Crítica 'El viento se levanta'

Hacer visible lo invisible

El viento se levanta. Animación, Japón, 2013, 125 min. Dirección y guión: Hayao Miyazaki. Música: Joe Hisaishi.

Se le atribuye a Méliès haber comentado, tras la primera proyección en París de los cortos de los Lumière, que, de todo el repertorio de vistas, gags y paisajes urbanos y cotidianos, lo que más le había llamado la atención era el movimiento de las hojas de los árboles en el fondo de Repas de bébé.

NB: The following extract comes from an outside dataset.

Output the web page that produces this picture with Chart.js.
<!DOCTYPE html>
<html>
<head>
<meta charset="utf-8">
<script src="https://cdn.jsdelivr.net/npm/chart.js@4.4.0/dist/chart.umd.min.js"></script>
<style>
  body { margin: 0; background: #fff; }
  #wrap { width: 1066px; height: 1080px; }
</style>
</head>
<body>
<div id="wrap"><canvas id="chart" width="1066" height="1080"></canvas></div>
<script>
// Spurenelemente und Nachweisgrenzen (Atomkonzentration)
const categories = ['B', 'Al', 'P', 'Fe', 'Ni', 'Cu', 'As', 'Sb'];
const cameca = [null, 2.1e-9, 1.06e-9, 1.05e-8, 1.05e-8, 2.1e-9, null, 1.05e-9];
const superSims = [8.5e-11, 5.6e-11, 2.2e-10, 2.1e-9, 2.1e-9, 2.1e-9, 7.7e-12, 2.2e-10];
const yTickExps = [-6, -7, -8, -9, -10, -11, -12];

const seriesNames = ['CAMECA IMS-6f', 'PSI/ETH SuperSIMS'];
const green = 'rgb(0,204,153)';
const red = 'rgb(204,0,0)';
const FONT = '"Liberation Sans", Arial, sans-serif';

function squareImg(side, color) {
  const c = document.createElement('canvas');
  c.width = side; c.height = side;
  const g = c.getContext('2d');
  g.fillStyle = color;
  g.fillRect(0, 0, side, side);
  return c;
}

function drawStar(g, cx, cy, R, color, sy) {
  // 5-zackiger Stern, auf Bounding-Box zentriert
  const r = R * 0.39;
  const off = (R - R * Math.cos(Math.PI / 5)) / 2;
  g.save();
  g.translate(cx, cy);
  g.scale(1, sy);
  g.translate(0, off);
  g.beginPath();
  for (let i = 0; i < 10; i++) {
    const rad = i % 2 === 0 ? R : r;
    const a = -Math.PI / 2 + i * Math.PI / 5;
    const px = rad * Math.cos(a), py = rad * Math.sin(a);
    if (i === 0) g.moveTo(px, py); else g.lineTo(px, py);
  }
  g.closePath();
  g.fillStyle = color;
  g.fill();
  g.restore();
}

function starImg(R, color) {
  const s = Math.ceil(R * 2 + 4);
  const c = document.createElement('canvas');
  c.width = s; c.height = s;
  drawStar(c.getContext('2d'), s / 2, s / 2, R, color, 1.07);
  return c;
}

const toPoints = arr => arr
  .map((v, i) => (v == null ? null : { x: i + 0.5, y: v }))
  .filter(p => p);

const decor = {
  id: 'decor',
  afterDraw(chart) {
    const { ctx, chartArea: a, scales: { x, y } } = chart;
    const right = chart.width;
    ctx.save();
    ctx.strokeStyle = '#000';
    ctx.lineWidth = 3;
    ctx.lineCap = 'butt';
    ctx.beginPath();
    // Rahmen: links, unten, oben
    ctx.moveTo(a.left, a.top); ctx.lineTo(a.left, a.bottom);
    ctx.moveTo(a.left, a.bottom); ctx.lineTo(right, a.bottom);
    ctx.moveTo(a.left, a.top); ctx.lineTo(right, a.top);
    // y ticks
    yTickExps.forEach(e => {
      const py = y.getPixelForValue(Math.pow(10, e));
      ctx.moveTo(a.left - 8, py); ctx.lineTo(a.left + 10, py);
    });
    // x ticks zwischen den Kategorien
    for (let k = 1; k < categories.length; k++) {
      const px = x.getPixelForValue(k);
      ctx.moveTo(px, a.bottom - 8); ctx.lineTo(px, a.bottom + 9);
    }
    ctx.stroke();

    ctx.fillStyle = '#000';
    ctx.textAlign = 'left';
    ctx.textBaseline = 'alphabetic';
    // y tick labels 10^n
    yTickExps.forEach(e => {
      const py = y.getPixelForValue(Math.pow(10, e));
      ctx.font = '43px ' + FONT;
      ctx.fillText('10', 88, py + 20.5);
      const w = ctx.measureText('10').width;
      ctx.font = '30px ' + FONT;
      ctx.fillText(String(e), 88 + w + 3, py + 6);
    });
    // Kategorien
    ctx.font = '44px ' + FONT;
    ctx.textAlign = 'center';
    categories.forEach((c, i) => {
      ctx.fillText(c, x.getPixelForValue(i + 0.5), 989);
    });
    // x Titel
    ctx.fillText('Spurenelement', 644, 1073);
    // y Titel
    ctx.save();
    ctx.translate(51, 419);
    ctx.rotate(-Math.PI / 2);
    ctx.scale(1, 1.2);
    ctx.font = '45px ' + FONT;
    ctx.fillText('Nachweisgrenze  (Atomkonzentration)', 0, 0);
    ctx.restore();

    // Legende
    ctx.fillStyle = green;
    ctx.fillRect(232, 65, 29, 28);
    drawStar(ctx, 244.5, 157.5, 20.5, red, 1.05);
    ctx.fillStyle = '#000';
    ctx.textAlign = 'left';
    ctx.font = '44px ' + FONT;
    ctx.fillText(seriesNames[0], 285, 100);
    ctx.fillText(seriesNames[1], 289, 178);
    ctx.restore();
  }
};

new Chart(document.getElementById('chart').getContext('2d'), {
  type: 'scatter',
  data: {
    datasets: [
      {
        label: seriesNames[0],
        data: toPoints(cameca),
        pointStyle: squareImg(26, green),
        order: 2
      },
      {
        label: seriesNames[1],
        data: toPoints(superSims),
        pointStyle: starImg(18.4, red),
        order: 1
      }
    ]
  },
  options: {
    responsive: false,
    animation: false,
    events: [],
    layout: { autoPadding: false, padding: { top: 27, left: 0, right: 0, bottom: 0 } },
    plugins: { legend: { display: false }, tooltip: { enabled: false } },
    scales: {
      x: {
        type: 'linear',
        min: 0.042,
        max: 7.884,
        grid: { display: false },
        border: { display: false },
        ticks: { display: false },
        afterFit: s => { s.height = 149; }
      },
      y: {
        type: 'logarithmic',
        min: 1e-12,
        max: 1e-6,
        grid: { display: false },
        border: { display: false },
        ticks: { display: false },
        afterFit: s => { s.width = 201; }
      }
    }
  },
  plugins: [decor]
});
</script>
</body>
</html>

El asombro de Méliès provenía no tanto de la reproducción del movimiento o el carácter entrañable y pintoresco de aquella escena familiar, sino de comprobar cómo el cinematógrafo, esa nueva máquina de los estertores del siglo, era capaz de hacer visible lo invisible, de materializar ante sus ojos algo que la pintura y el arte llevaban siglos intentando capturar en vano; a saber, el viento.

En la que se anuncia como su última película, el maestro japonés Hayao Miyazaki también parece querer atrapar el viento, hacerlo visible y poderoso, como principal argumento estético e impulso creativo para su despedida tras treinta años de maravillas animadas (Nausicaa, Mi vecino Totoro, Porco Rosso, La princesa Mononoke, El viaje de Chihiro, El castillo ambulante, Ponyo en el acantilado), una despedida que es también un adiós a su tiempo, al tiempo de su infancia y sus mitos, al tiempo de aquel niño japonés que soñaba con Europa y que quiso ser aviador (como el entusiasta Caproni que se aparece aquí a lomos de las alas de sus artefactos voladores) antes de convertirse en uno de los más grandes cineastas (de animación) de todos los tiempos.

De vuelta al premonitorio epicentro trágico del siglo XX, a una época de amenazas, terremotos y guerras que truncaron pronto el sueño tecnológico de la modernidad, El viento se levanta toma de la mano un verso de Valéry para trazar un prodigioso viaje en paralelo por los caminos de la ciencia y el amor romántico y trágico, un camino que se entrecruza en el sueño de Jirô (Horikhosi, el inventor de los aviones que bombardearon Pearl Harbor), un niño que sueña con hacer aviones ligeros y hermosos y que encuentra en su proyecto vital a una mujer (Nahoko) que comparte su mismo impulso por lo invisible (desde la pintura, precisamente), una misma vibración por esas señales de la naturaleza que enseñan al hombre el camino de la belleza y la armonía.

Prodigiosamente narrada entre sueños premonitorios y elipsis de viejo maestro, El viento se levanta no sólo apuntala la animación como territorio adulto y metafórico de primer orden, cimienta también un sentido de la imagen como lienzo de emociones plásticas en las que el color se substancia en sentimientos que no exceden nunca los límites para trabajar en un terreno de contención y elocuencia lírica tan o más poderosos que la "imagen real".

Así, la aventura personal y utópica de este ingeniero soñador y pacifista va tornándose poco a poco tragedia moral y personal bajo la sombra oscura del devenir de la Historia, como si Miyazaki hubiera trasladado a su protagonista sus propios deseos (hacer aviones hermosos, objetos hermosos, películas hermosas que vuelen o hagan volar) truncados por el mal uso que la ambición del hombre hizo de ellos. En cualquier caso, de nuevo con Valéry, hay que levantarse de nuevo y seguir volando.